Somewhere in Australia, a Cryptostylis orchid is about to trick an unsuspecting wasp into getting down and dirty with it. Pseudocopulation, where a plant has evolved to resemble a certain insect in order to hoodwink others of the same species into having (pseudo)sex with it, is only one of the hundreds of techniques employed by plants to spread their pollen.

While the wasp may think it’s having sex, it is also inadvertently doing the orchid’s dirty work by contracting its pollen and distributing it to the waiting gynoecium — the female reproductive organ of most plants — of other flowers.

The sexual exploits of plants have a surprising amount in common with human coitus. By referring to plant reproduction by a familiar term like “plant sex,” scientists hope to make plant reproduction more palatable to the public.

“The females produce the offspring — seeds that have been fertilized by the [pollen of the] males,” said UC Santa Cruz Arboretum succulents curator Stephen McCabe.

More explicitly, UCSC Arboretum director Brett Hall said plants release pollen, which sticks to the plant’s pollen collector, the stigma. The pollen moves down a thin sheath called a style, to the base of the flower, where it then fertilizes the ovaries.

“Just like in many organisms where the eggs are fertilized and continue to grow into embryos,” Hall said, “this is where the seed forms, and then you have your germ of a new plant.”

However, some scientists shy away from the phrase “plant sex” out of fear people will improperly attribute other animalistic qualities to plants, such as advanced cognitive abilities.

“When plant people start talking about studying plants’ neurobiology [the biology of neurons and nervous systems in animals] and plants’ supposed brains, thinking, choices and feelings, then things start getting muddy and other scientists are not as supportive,” McCabe said.
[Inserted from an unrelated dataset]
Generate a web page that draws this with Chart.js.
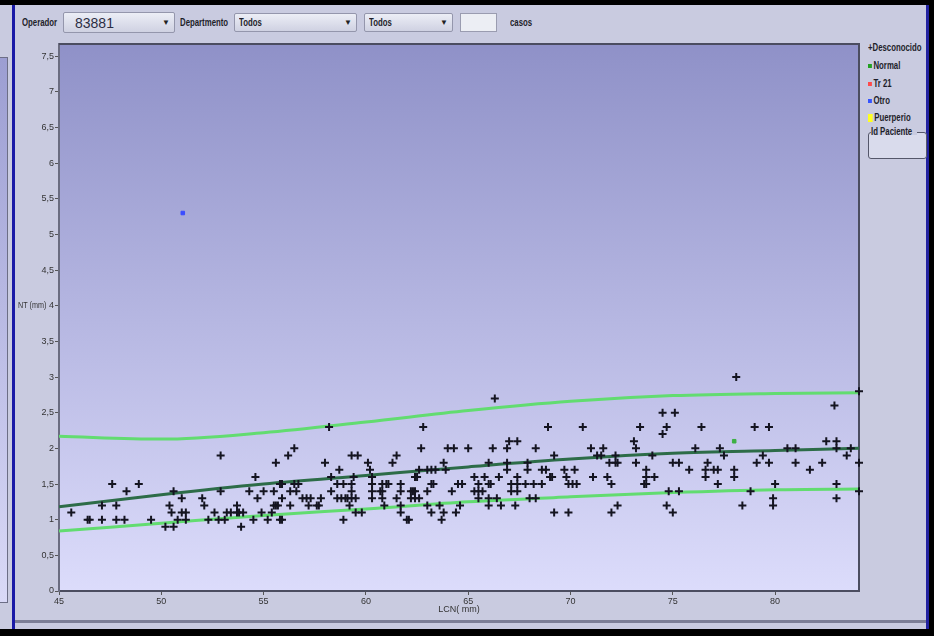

Other scientists embrace the term “plant sex” for making plant reproduction more relatable and approachable.

“If you define sex as the various activities leading up to and going through the reproductive process, it’s sex,” Hall said. “Pollination and everything, it’s just plant sex.”

Animals and insects are beguiled into fertilizing plants through two primary tactics.

“You can have various rewards, like nectar or pollen in the case of some bees,” Hall said. “The organisms, whether birds or insects, will go for the reward. They are cued into it over a millennia of evolutionary development.”

Similar to humans, plants also use trickery, or mimicry, in order to pollinate. Certain plants, like the Cryptostylis orchid, will adopt appearances or other characteristics that trick insects into carrying pollen from flower to flower.

However, not all plant reproduction cycles are so easily compared to human processes.

Some plants are asexual and do not need to reproduce, while some have both male and female organs and can reproduce independently.

“Some plants reproduce without sex by having bulbs divide,” McCabe said. “Others will send out runners above ground like strawberries or send out underground stems to make new plants like in many iris species.”

However, most plant species persist through the same sexual reproduction methods as animals. Strawberries, for example, also have flowers for normal reproduction techniques, McCabe said.

“Most plant species have some aspect of sexual reproduction in their life cycle,” said the Jean H. Langenheim Chair in Plant Ecology and Evolution Ingrid Parker. “Self-fertilizing is like a ‘back-up plan’ for some species.”

Despite its variety of methods, plant reproduction is still generally similar to the sex of animals.

Parker suggests the myriad ways plants interact sexually help broaden our conceptions of reproduction.

“You could say an understanding of plant sex makes you more appreciative of the range of possibilities out there for how reproduction happens,” Parker said.